I love bondage. My domme ended up tying up my wrists in an elaborate knot and I had my hands over my head so she could have full access to my front and back. Apparently when she says, "Get comfortable" she is really saying "take off all your clothes". ;)

Spring once had slapped me in her restraints and had me tied to a chair. And my first scene involved being tied naked to a wall, where I was teased and flogged.

Restraints are really a must for me. And I love the symbolism involved in wearing a slave collar.

Domintation

Another aspect I love in scenes is where there is discplining involved. It doesn't have to be just a beating, but a quick blow every now and then to remind me who is in charge is a real turn on. Yeah, when you're naked you can't hide these things. Fortunately my dommes aren't upset about me getting hard ons.

But this is where brats come in ... personally I think there is being bratty, and then there is playing a brat. During a scene, you are bratty until you are hurting. In fact, I have one submissive who wants to switch with me who said she actually wanted to build a scene specifically around starting out with me being bratty.

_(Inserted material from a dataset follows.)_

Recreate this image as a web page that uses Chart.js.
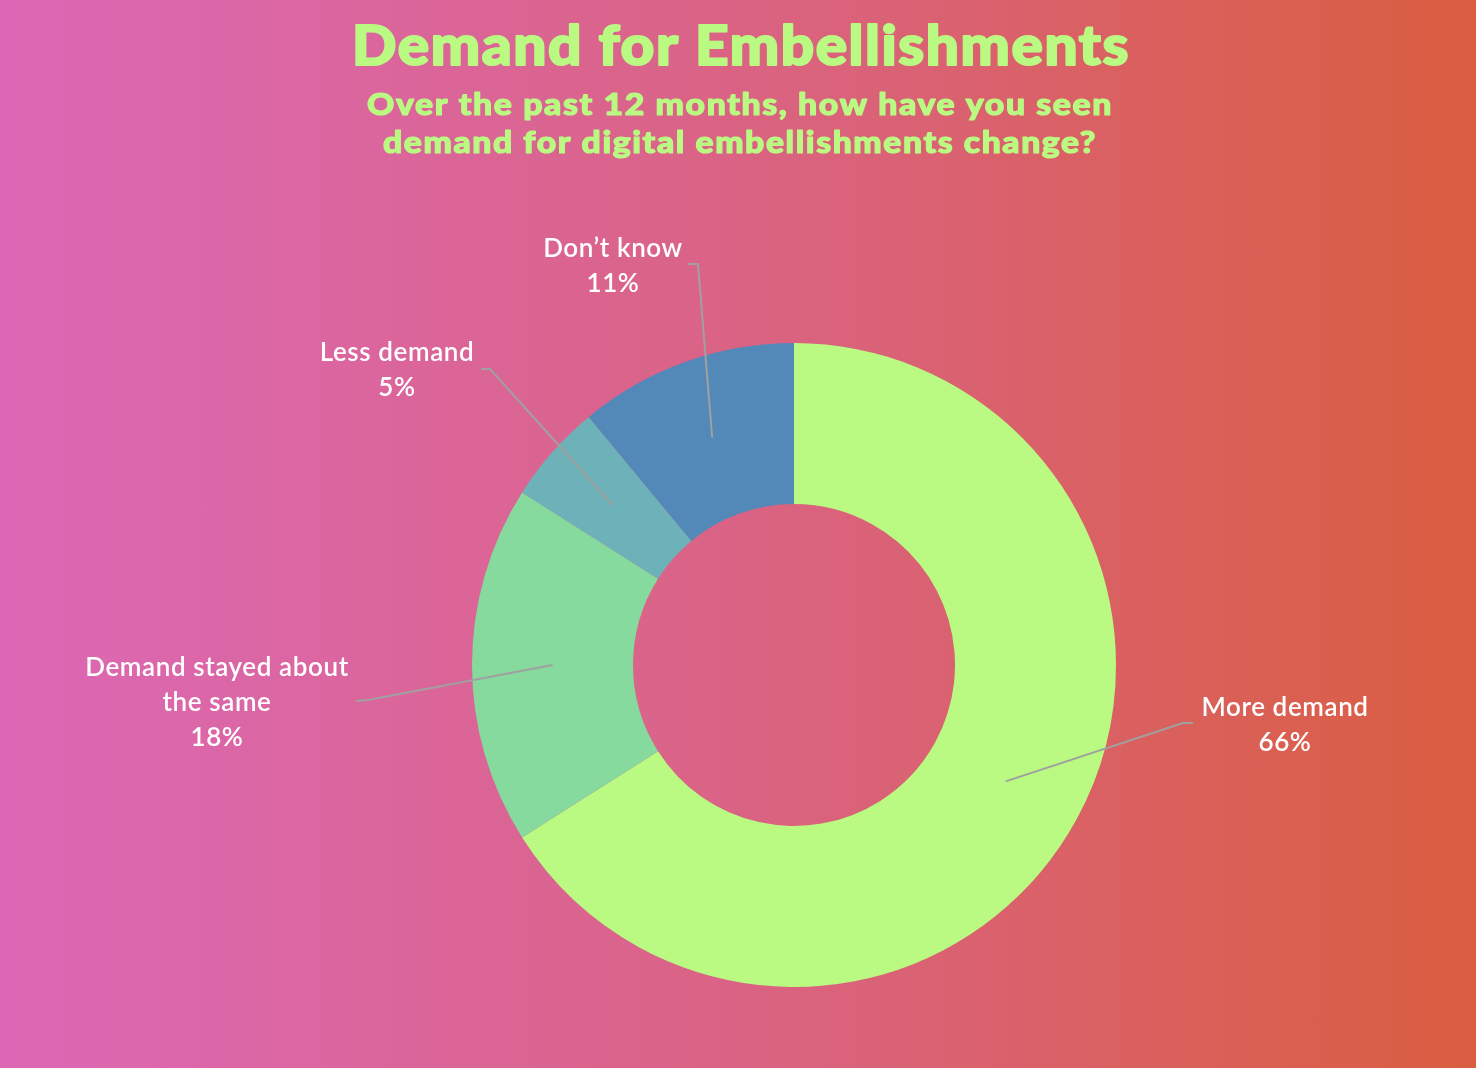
<!DOCTYPE html>
<html>
<head>
<meta charset="utf-8">
<script src="https://cdn.jsdelivr.net/npm/chart.js@4.4.1/dist/chart.umd.min.js"></script>
<style>
  html, body { margin: 0; padding: 0; width: 1476px; height: 1068px; overflow: hidden; }
  body { background: linear-gradient(to right, #DC68B6 0%, #DA6384 50%, #DA5E40 100%); }
  #wrap { position: absolute; left: 0; top: 0; width: 1476px; height: 1068px; }
</style>
</head>
<body>
<div id="wrap"><canvas id="c" width="1476" height="1068"></canvas></div>
<script>
// ---- Data ----
const categories = ['More demand', ['Demand stayed about', 'the same'], 'Less demand', 'Don\u2019t know'];
const values = [66, 18, 5, 11];
const valueLabels = ['66%', '18%', '5%', '11%'];
const sliceColors = ['#BAFA82', '#86DA9E', '#6DB2B8', '#5389B8'];

const titleText = 'Demand for Embellishments';
const subtitleLines = ['Over the past 12 months, how have you seen', 'demand for digital embellishments change?'];

// ---- Label layout (offsets from doughnut centre) ----
const labelLayout = [
  { elbow: [389, 58],   tail: [399, 58],   text: [491, 43] },
  { elbow: [-426, 35],  tail: [-438, 36],  text: [-577, 3] },
  { elbow: [-304, -296], tail: [-313, -296], text: [-397, -312] },
  { elbow: [-96, -401], tail: [-106, -401], text: [-181, -416] }
];

// Stretch text horizontally (a wide geometric look) and add a slight letter spacing
function drawFitted(ctx, text, cx, cy, targetW, stroke) {
  ctx.letterSpacing = '1.5px';
  const w = ctx.measureText(text).width;
  const sx = targetW / w;
  ctx.save();
  ctx.translate(cx, cy);
  ctx.scale(sx, 1);
  if (stroke) {
    ctx.lineWidth = stroke;
    ctx.lineJoin = 'round';
    ctx.strokeText(text, 0, 0);
  }
  ctx.fillText(text, 0, 0);
  ctx.restore();
  ctx.letterSpacing = '0px';
}

const headerPlugin = {
  id: 'header',
  afterDraw(chart) {
    const ctx = chart.ctx;
    ctx.save();
    ctx.fillStyle = '#BAFA82';
    ctx.strokeStyle = '#BAFA82';
    ctx.textAlign = 'center';
    ctx.textBaseline = 'middle';
    ctx.font = '900 55px Lato';
    drawFitted(ctx, titleText, 741, 47, 778, 2);
    ctx.font = '900 31px Lato';
    drawFitted(ctx, subtitleLines[0], 740, 105, 746, 1.2);
    drawFitted(ctx, subtitleLines[1], 740, 143, 714, 1.2);
    ctx.restore();
  }
};

const leaderPlugin = {
  id: 'leaders',
  afterDatasetsDraw(chart) {
    const ctx = chart.ctx;
    const meta = chart.getDatasetMeta(0);
    ctx.save();
    meta.data.forEach((arc, i) => {
      const p = arc.getProps(['x', 'y', 'startAngle', 'endAngle', 'innerRadius', 'outerRadius'], true);
      const mid = (p.startAngle + p.endAngle) / 2;
      const r = (p.innerRadius + p.outerRadius) / 2;
      const sx = p.x + r * Math.cos(mid);
      const sy = p.y + r * Math.sin(mid);
      const L = labelLayout[i];
      ctx.strokeStyle = '#A0A0A0';
      ctx.lineWidth = 2;
      ctx.beginPath();
      ctx.moveTo(sx, sy);
      ctx.lineTo(p.x + L.elbow[0], p.y + L.elbow[1]);
      ctx.lineTo(p.x + L.tail[0], p.y + L.tail[1]);
      ctx.stroke();

      const cat = chart.data.labels[i];
      const lines = (Array.isArray(cat) ? cat.slice() : [cat]);
      lines.push(valueLabels[i]);
      ctx.fillStyle = '#FFFFFF';
      ctx.textAlign = 'center';
      ctx.textBaseline = 'middle';
      ctx.font = '600 26px Lato';
      ctx.letterSpacing = '0.6px';
      lines.forEach((t, k) => {
        ctx.fillText(t, p.x + L.text[0], p.y + L.text[1] + k * 35);
      });
      ctx.letterSpacing = '0px';
    });
    ctx.restore();
  }
};

new Chart(document.getElementById('c'), {
  type: 'doughnut',
  data: {
    labels: categories,
    datasets: [{
      data: values,
      backgroundColor: sliceColors,
      borderWidth: 0
    }]
  },
  options: {
    responsive: false,
    animation: false,
    cutout: '50%',
    layout: { padding: { left: 472, right: 360, top: 343, bottom: 81 } },
    plugins: {
      legend: { display: false },
      tooltip: { enabled: false },
      title: { display: false }
    }
  },
  plugins: [headerPlugin, leaderPlugin]
});
</script>
</body>
</html>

But as much as I like bratty inside scenes, it can become overbearing when I have to deal with people that are always that way. It approaches that "I'm always right" thing that bugs me. I guess I'm saying I respect people a whole lot more when they publically admit they are wrong. Conversely, I loose respect for people who when everybody knows they are wrong, keep driving people down a wrong path in order to be cute or bratty. I especially hate this when they are doing it because they frankly don't care about other people. It enters the world of selfishness.

Missing Redwood

About the least selfish person I know is Redwood. He has only been gone about a week, but you know, I miss him. Actually he isn't the only person I miss. Cricket is so far away and I hardly ever hear from Spring anymore (she did drive me to the South Bay Spooky House). But Redwood is my best friend, somebody I talk to most everyday!

That means so much to me. It isn't that I can't be alone. In fact, I rarely go to parties or clubs. I spend just about every evening alone. But there is a closeness and fondness I develop for open minded people whom I talk to a lot.

Fortunately Redwood has been updating his diary frequently. He doesn't know how important that is to me, but it is! (Of course he'll find out now.) :)

In a way, I kinda want to be there with him too. I guess that is what being best friends is about. You want to spend time with somebody and when they are gone, you miss them. And then you make an effort to talk to them. Which means I need to get off my butt and find that silly rivet!

I know it will be hard to move into a new job *fingers crossed* and not have Redwood there. But I've got to move to the Bay Area. Heck, Shells and I are already talking about hanging out more.

Shells

I'll be hanging out with her at the Deathline International show tonight. She is a sweety! She has been emailing or calling a lot right now. Last weekend she gave me one of her CDs, and I really liked it. One of the things she has half suggested is that if I'm serious about making music to do it. It is nice to know there is somebody whom can teach me more about it.

I guess I just am pretty damn happy right now that we are getting along so great. But I'm cautious too. Damn, that sounded like a school boy crush. ;)

Fortunately I'm really still neverous about that job. I didn't get the first one. Though it wasn't designed for me and this next one will be, the disappoint comes from two things that people refuse to understand. First, it is nice to know that you are important enough to people to get the offer. Not come in second or third place, but for somebody to say, "Hey we want you." It is flattery and there are times when it is nice.

Second (the important reason), I want to know if I need to find that home in the Bay Area or not. I want to move down there. Most of my friends (not all) are down there. I know that I'll drive back up here to see Redwood. Few of my Bay Area friends enjoy coming up to Davis. :( And Redwood will have a standing invite to crash at my place any time he wants! Hell, he'll get a key to my next home. But I just want to find out sooner rather than later.

Report finished

I did finally finish the report that I've been working on forever! Did that yesterday. It ended up being around a 36 page environmental report. Actually I think it is a damn good report. Far better than the "look at my graph" reports that a few of the engineers do around here. Time series data is often very meaningless. Part of being an engineer is looking at a problem (in our case data) and finding a solution (not a graph, but a few solid statements). Why do some of my co-workers not understand this?

Yeah, I know I talk about work a lot. When you take a job that is 40-60 hours a week, and don't spend your life only in the company of people you choose to be with, you'll talk about them. When you are a student you can choose who you'll hang out with, so if somebody bugs you, you leave them alone. At work you have to deal with annoying people whom outside of work you normally wouldn't have anything else in common with. This is why I focus on work so much. I never talked much about school, because it just wasn't like I had to review other people's papers or work. Much less carry their load.